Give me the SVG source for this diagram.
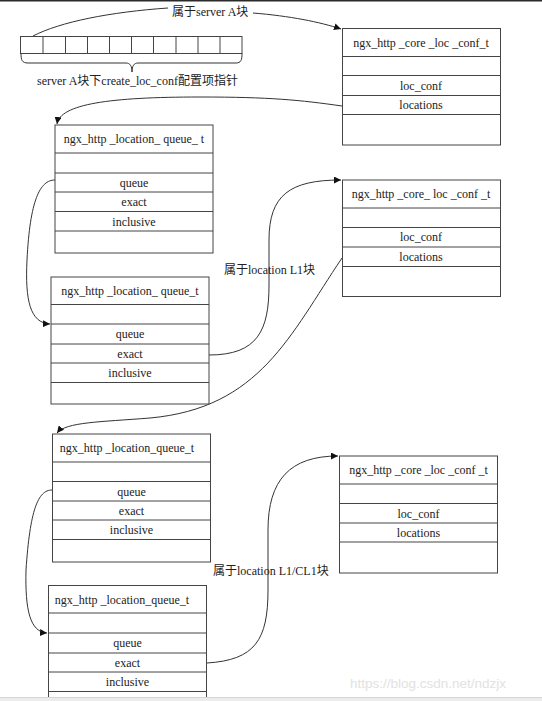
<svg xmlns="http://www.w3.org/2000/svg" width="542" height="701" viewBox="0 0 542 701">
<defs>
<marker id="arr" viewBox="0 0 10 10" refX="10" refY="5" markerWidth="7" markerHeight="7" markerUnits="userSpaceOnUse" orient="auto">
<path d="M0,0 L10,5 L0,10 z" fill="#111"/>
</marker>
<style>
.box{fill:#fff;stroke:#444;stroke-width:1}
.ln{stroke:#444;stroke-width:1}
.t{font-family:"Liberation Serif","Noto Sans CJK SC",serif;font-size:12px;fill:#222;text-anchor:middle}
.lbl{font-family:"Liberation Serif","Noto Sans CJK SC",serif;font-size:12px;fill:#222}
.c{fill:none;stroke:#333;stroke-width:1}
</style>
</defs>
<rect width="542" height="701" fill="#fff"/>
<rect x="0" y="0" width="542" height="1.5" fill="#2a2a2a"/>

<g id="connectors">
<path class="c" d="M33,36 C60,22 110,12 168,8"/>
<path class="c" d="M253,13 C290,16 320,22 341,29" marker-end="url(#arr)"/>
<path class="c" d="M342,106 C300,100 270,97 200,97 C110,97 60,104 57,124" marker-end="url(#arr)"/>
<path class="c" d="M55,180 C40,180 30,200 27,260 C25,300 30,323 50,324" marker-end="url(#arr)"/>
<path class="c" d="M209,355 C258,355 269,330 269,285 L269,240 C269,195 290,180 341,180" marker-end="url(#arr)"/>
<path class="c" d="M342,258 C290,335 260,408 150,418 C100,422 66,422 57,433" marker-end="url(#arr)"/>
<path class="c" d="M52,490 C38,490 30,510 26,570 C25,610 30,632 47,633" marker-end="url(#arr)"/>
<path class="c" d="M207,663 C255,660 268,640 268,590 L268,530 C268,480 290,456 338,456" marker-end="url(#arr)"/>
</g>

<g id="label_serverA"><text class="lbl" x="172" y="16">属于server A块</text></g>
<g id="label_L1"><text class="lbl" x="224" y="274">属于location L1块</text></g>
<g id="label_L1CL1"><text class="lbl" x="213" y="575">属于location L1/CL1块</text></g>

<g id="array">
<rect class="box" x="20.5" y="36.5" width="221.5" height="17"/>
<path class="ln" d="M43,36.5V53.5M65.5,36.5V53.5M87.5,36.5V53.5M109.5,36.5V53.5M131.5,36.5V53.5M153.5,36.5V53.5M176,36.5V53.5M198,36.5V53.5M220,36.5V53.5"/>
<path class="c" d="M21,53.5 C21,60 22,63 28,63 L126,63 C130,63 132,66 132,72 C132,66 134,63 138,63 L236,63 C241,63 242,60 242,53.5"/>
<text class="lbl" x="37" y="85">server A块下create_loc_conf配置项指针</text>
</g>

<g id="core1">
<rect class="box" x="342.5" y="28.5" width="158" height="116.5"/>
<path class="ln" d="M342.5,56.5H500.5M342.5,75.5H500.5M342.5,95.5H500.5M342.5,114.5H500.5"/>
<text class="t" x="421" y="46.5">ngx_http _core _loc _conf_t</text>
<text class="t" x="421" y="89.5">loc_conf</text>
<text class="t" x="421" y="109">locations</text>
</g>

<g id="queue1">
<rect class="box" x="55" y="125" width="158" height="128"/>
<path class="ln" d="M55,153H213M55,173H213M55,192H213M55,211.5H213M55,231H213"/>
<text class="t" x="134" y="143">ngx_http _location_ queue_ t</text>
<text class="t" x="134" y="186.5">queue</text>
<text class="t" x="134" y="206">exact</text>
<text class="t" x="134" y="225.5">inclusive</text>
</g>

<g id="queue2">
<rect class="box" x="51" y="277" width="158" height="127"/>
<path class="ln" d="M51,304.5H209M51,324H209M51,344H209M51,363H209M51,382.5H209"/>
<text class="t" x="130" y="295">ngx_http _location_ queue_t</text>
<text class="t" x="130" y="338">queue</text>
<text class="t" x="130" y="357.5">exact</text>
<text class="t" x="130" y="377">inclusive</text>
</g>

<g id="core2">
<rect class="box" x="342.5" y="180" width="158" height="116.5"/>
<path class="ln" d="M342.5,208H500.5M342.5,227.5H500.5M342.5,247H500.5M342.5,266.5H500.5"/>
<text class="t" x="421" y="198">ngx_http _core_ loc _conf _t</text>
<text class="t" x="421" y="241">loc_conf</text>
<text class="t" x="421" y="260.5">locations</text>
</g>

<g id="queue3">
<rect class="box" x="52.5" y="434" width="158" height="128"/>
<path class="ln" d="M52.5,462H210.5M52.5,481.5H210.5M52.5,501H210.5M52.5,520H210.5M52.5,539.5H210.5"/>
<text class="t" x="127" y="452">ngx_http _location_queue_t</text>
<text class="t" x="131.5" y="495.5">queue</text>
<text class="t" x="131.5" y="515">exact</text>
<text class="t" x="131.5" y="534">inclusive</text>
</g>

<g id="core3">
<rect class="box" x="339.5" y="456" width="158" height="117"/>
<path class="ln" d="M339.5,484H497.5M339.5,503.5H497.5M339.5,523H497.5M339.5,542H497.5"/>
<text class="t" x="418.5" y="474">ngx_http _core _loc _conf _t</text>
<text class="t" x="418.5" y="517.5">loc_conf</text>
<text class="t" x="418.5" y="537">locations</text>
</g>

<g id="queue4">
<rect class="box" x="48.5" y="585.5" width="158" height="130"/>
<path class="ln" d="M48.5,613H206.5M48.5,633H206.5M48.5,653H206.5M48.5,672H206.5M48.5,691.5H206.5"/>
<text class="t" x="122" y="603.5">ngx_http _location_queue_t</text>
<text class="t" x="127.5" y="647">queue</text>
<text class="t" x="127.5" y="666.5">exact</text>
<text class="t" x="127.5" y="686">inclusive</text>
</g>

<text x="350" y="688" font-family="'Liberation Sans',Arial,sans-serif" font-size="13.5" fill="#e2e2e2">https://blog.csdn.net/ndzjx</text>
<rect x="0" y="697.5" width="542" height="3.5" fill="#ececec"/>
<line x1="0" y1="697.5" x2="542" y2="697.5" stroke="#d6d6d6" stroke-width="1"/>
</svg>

■ **WRITTEN PROBLEM**: Exclude the images, then output the data above word for word.

■ **WORKED SOLUTION**:
Give me the SVG source for this diagram.
<svg xmlns="http://www.w3.org/2000/svg" width="542" height="701" viewBox="0 0 542 701">
<defs>
<marker id="arr" viewBox="0 0 10 10" refX="10" refY="5" markerWidth="7" markerHeight="7" markerUnits="userSpaceOnUse" orient="auto">
<path d="M0,0 L10,5 L0,10 z" fill="#111"/>
</marker>
<style>
.box{fill:#fff;stroke:#444;stroke-width:1}
.ln{stroke:#444;stroke-width:1}
.t{font-family:"Liberation Serif","Noto Sans CJK SC",serif;font-size:12px;fill:#222;text-anchor:middle}
.lbl{font-family:"Liberation Serif","Noto Sans CJK SC",serif;font-size:12px;fill:#222}
.c{fill:none;stroke:#333;stroke-width:1}
</style>
</defs>
<rect width="542" height="701" fill="#fff"/>
<rect x="0" y="0" width="542" height="1.5" fill="#2a2a2a"/>

<g id="connectors">
<path class="c" d="M33,36 C60,22 110,12 168,8"/>
<path class="c" d="M253,13 C290,16 320,22 341,29" marker-end="url(#arr)"/>
<path class="c" d="M342,106 C300,100 270,97 200,97 C110,97 60,104 57,124" marker-end="url(#arr)"/>
<path class="c" d="M55,180 C40,180 30,200 27,260 C25,300 30,323 50,324" marker-end="url(#arr)"/>
<path class="c" d="M209,355 C258,355 269,330 269,285 L269,240 C269,195 290,180 341,180" marker-end="url(#arr)"/>
<path class="c" d="M342,258 C290,335 260,408 150,418 C100,422 66,422 57,433" marker-end="url(#arr)"/>
<path class="c" d="M52,490 C38,490 30,510 26,570 C25,610 30,632 47,633" marker-end="url(#arr)"/>
<path class="c" d="M207,663 C255,660 268,640 268,590 L268,530 C268,480 290,456 338,456" marker-end="url(#arr)"/>
</g>

<g id="label_serverA"><text class="lbl" x="172" y="16">属于server A块</text></g>
<g id="label_L1"><text class="lbl" x="224" y="274">属于location L1块</text></g>
<g id="label_L1CL1"><text class="lbl" x="213" y="575">属于location L1/CL1块</text></g>

<g id="array">
<rect class="box" x="20.5" y="36.5" width="221.5" height="17"/>
<path class="ln" d="M43,36.5V53.5M65.5,36.5V53.5M87.5,36.5V53.5M109.5,36.5V53.5M131.5,36.5V53.5M153.5,36.5V53.5M176,36.5V53.5M198,36.5V53.5M220,36.5V53.5"/>
<path class="c" d="M21,53.5 C21,60 22,63 28,63 L126,63 C130,63 132,66 132,72 C132,66 134,63 138,63 L236,63 C241,63 242,60 242,53.5"/>
<text class="lbl" x="37" y="85">server A块下create_loc_conf配置项指针</text>
</g>

<g id="core1">
<rect class="box" x="342.5" y="28.5" width="158" height="116.5"/>
<path class="ln" d="M342.5,56.5H500.5M342.5,75.5H500.5M342.5,95.5H500.5M342.5,114.5H500.5"/>
<text class="t" x="421" y="46.5">ngx_http _core _loc _conf_t</text>
<text class="t" x="421" y="89.5">loc_conf</text>
<text class="t" x="421" y="109">locations</text>
</g>

<g id="queue1">
<rect class="box" x="55" y="125" width="158" height="128"/>
<path class="ln" d="M55,153H213M55,173H213M55,192H213M55,211.5H213M55,231H213"/>
<text class="t" x="134" y="143">ngx_http _location_ queue_ t</text>
<text class="t" x="134" y="186.5">queue</text>
<text class="t" x="134" y="206">exact</text>
<text class="t" x="134" y="225.5">inclusive</text>
</g>

<g id="queue2">
<rect class="box" x="51" y="277" width="158" height="127"/>
<path class="ln" d="M51,304.5H209M51,324H209M51,344H209M51,363H209M51,382.5H209"/>
<text class="t" x="130" y="295">ngx_http _location_ queue_t</text>
<text class="t" x="130" y="338">queue</text>
<text class="t" x="130" y="357.5">exact</text>
<text class="t" x="130" y="377">inclusive</text>
</g>

<g id="core2">
<rect class="box" x="342.5" y="180" width="158" height="116.5"/>
<path class="ln" d="M342.5,208H500.5M342.5,227.5H500.5M342.5,247H500.5M342.5,266.5H500.5"/>
<text class="t" x="421" y="198">ngx_http _core_ loc _conf _t</text>
<text class="t" x="421" y="241">loc_conf</text>
<text class="t" x="421" y="260.5">locations</text>
</g>

<g id="queue3">
<rect class="box" x="52.5" y="434" width="158" height="128"/>
<path class="ln" d="M52.5,462H210.5M52.5,481.5H210.5M52.5,501H210.5M52.5,520H210.5M52.5,539.5H210.5"/>
<text class="t" x="127" y="452">ngx_http _location_queue_t</text>
<text class="t" x="131.5" y="495.5">queue</text>
<text class="t" x="131.5" y="515">exact</text>
<text class="t" x="131.5" y="534">inclusive</text>
</g>

<g id="core3">
<rect class="box" x="339.5" y="456" width="158" height="117"/>
<path class="ln" d="M339.5,484H497.5M339.5,503.5H497.5M339.5,523H497.5M339.5,542H497.5"/>
<text class="t" x="418.5" y="474">ngx_http _core _loc _conf _t</text>
<text class="t" x="418.5" y="517.5">loc_conf</text>
<text class="t" x="418.5" y="537">locations</text>
</g>

<g id="queue4">
<rect class="box" x="48.5" y="585.5" width="158" height="130"/>
<path class="ln" d="M48.5,613H206.5M48.5,633H206.5M48.5,653H206.5M48.5,672H206.5M48.5,691.5H206.5"/>
<text class="t" x="122" y="603.5">ngx_http _location_queue_t</text>
<text class="t" x="127.5" y="647">queue</text>
<text class="t" x="127.5" y="666.5">exact</text>
<text class="t" x="127.5" y="686">inclusive</text>
</g>

<text x="350" y="688" font-family="'Liberation Sans',Arial,sans-serif" font-size="13.5" fill="#e2e2e2">https://blog.csdn.net/ndzjx</text>
<rect x="0" y="697.5" width="542" height="3.5" fill="#ececec"/>
<line x1="0" y1="697.5" x2="542" y2="697.5" stroke="#d6d6d6" stroke-width="1"/>
</svg>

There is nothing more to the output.